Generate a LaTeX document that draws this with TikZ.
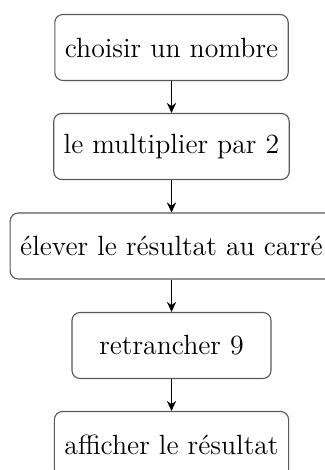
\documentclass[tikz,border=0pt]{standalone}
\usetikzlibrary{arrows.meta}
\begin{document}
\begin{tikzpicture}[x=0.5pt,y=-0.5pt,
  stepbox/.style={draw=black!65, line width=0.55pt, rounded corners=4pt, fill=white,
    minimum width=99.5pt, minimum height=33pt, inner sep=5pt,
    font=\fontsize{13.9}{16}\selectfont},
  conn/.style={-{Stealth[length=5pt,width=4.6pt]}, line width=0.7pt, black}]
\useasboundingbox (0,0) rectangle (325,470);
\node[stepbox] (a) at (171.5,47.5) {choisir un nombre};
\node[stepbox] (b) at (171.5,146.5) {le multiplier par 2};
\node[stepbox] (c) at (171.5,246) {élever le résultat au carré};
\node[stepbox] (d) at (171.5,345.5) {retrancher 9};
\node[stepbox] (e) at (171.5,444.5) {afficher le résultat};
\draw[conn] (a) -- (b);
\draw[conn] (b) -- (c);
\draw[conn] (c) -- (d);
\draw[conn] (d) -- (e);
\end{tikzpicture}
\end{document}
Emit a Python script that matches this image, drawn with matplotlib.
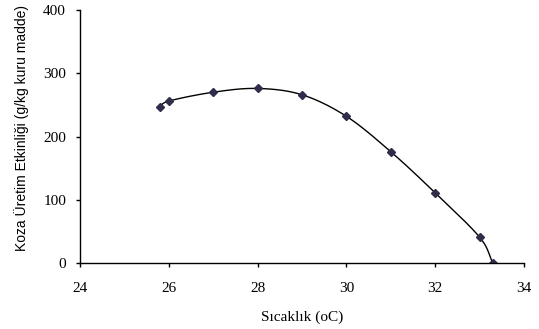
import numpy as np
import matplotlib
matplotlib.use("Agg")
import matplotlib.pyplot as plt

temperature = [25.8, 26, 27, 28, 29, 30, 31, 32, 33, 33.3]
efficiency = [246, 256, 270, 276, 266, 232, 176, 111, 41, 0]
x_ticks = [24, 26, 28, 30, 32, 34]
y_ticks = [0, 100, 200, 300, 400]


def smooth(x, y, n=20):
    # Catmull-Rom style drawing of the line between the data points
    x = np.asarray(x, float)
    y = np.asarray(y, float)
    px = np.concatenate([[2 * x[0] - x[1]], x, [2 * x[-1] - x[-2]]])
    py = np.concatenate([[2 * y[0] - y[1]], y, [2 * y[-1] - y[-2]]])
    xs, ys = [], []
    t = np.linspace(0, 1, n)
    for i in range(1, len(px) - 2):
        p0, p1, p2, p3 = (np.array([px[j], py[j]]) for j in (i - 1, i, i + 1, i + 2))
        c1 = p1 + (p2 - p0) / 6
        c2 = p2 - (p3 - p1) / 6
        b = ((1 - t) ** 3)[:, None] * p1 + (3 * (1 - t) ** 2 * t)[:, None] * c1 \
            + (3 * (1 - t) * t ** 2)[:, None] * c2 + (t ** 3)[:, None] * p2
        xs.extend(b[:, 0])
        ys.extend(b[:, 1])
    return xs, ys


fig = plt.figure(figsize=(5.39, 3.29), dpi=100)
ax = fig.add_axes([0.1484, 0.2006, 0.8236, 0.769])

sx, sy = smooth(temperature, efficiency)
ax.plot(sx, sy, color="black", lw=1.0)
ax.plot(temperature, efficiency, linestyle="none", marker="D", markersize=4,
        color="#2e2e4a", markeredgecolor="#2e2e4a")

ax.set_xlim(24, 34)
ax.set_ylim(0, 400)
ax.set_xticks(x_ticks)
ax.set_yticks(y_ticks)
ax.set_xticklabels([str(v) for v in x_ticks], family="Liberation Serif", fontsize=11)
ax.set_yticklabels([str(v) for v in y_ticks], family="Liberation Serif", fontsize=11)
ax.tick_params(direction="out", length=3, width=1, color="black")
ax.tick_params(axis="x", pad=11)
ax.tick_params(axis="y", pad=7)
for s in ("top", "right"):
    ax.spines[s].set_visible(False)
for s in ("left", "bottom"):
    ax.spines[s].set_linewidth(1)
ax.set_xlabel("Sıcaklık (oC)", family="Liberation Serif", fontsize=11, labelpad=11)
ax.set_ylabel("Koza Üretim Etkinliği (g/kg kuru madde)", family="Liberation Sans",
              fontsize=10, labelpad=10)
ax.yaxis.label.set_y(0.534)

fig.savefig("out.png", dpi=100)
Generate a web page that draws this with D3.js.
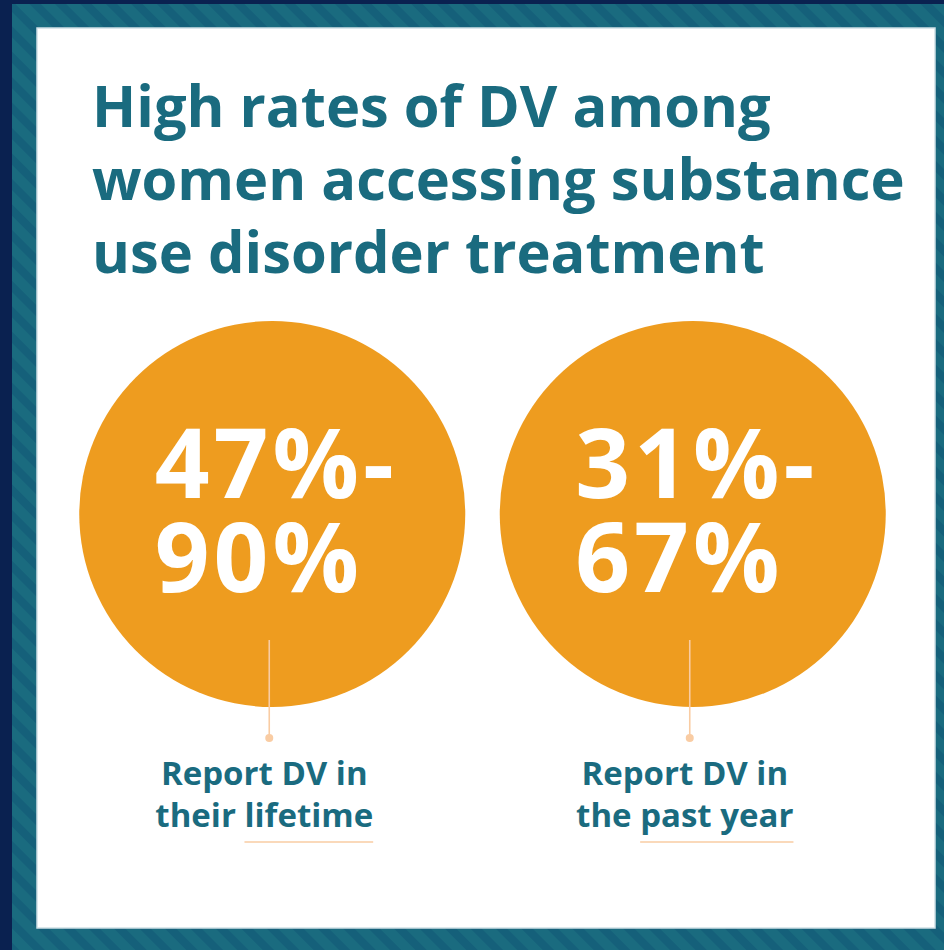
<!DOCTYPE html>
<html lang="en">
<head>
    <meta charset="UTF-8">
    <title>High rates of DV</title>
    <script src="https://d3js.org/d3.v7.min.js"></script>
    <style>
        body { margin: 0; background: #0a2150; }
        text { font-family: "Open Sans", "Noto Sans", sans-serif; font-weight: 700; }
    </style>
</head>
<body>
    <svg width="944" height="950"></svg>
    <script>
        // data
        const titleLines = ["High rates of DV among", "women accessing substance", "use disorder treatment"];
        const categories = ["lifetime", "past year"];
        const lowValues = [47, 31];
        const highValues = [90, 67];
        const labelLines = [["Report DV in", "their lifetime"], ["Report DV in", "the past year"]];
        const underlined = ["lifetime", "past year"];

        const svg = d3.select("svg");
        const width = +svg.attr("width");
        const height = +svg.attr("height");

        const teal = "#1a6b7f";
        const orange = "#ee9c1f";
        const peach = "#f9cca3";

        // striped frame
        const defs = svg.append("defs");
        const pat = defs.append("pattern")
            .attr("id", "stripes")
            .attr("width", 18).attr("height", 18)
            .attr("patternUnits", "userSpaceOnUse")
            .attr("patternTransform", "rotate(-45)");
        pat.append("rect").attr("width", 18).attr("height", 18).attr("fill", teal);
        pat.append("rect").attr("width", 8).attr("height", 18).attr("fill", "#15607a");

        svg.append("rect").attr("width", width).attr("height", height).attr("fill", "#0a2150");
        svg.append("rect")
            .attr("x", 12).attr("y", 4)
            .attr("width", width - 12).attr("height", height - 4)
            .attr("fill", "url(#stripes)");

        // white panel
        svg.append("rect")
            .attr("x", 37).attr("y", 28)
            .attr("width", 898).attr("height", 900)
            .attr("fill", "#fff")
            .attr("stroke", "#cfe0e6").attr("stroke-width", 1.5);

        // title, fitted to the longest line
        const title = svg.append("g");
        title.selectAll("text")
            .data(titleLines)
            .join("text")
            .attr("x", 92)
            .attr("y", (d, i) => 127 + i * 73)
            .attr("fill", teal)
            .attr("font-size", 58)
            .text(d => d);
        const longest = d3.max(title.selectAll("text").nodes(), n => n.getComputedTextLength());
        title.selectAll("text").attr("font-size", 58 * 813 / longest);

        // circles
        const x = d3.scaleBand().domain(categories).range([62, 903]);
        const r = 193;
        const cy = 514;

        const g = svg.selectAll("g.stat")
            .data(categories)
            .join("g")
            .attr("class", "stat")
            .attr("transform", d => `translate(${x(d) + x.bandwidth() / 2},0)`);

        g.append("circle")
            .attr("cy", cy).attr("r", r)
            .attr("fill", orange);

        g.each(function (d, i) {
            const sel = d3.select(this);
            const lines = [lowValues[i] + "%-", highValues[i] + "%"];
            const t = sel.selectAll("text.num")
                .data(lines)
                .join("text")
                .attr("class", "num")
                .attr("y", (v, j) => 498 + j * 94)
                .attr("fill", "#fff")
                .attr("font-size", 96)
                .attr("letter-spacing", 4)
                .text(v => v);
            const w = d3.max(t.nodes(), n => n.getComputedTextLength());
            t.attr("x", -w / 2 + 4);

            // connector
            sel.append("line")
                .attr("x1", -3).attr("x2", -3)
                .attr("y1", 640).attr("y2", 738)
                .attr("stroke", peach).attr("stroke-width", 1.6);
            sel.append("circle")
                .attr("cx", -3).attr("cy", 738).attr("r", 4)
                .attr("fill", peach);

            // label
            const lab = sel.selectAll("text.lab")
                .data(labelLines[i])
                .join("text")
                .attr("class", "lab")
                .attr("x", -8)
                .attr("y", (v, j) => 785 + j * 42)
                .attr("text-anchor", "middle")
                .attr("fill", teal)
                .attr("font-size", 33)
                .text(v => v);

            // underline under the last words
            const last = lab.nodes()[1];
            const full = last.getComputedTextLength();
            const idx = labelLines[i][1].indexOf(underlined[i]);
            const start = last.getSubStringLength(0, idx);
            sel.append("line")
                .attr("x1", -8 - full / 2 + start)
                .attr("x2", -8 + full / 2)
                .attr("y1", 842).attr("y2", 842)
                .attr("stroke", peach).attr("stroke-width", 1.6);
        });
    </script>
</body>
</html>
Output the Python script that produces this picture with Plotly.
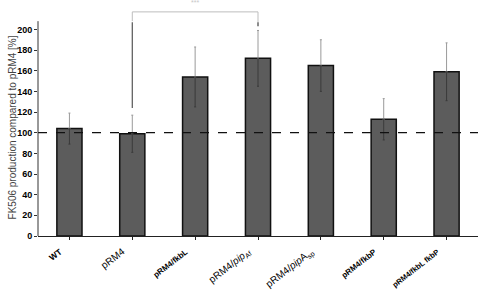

> **Task to carry out**
Return nothing but the lines running from the start of the data to the line with "y_ticks = [0, 100, 200, 300, 400]", please, both ends included and no pictures.

> **Output for this task**
Generate a LaTeX document that draws this with TikZ.
\documentclass[tikz,border=0pt]{standalone}
\usetikzlibrary{arrows.meta}
\begin{document}
\begin{tikzpicture}[x=0.5pt,y=-0.5pt,
  stepbox/.style={draw=black!65, line width=0.55pt, rounded corners=4pt, fill=white,
    minimum width=99.5pt, minimum height=33pt, inner sep=5pt,
    font=\fontsize{13.9}{16}\selectfont},
  conn/.style={-{Stealth[length=5pt,width=4.6pt]}, line width=0.7pt, black}]
\useasboundingbox (0,0) rectangle (325,470);
\node[stepbox] (a) at (171.5,47.5) {choisir un nombre};
\node[stepbox] (b) at (171.5,146.5) {le multiplier par 2};
\node[stepbox] (c) at (171.5,246) {élever le résultat au carré};
\node[stepbox] (d) at (171.5,345.5) {retrancher 9};
\node[stepbox] (e) at (171.5,444.5) {afficher le résultat};
\draw[conn] (a) -- (b);
\draw[conn] (b) -- (c);
\draw[conn] (c) -- (d);
\draw[conn] (d) -- (e);
\end{tikzpicture}
\end{document}
Emit a Python script that matches this image, drawn with matplotlib.
import numpy as np
import matplotlib
matplotlib.use("Agg")
import matplotlib.pyplot as plt

temperature = [25.8, 26, 27, 28, 29, 30, 31, 32, 33, 33.3]
efficiency = [246, 256, 270, 276, 266, 232, 176, 111, 41, 0]
x_ticks = [24, 26, 28, 30, 32, 34]
y_ticks = [0, 100, 200, 300, 400]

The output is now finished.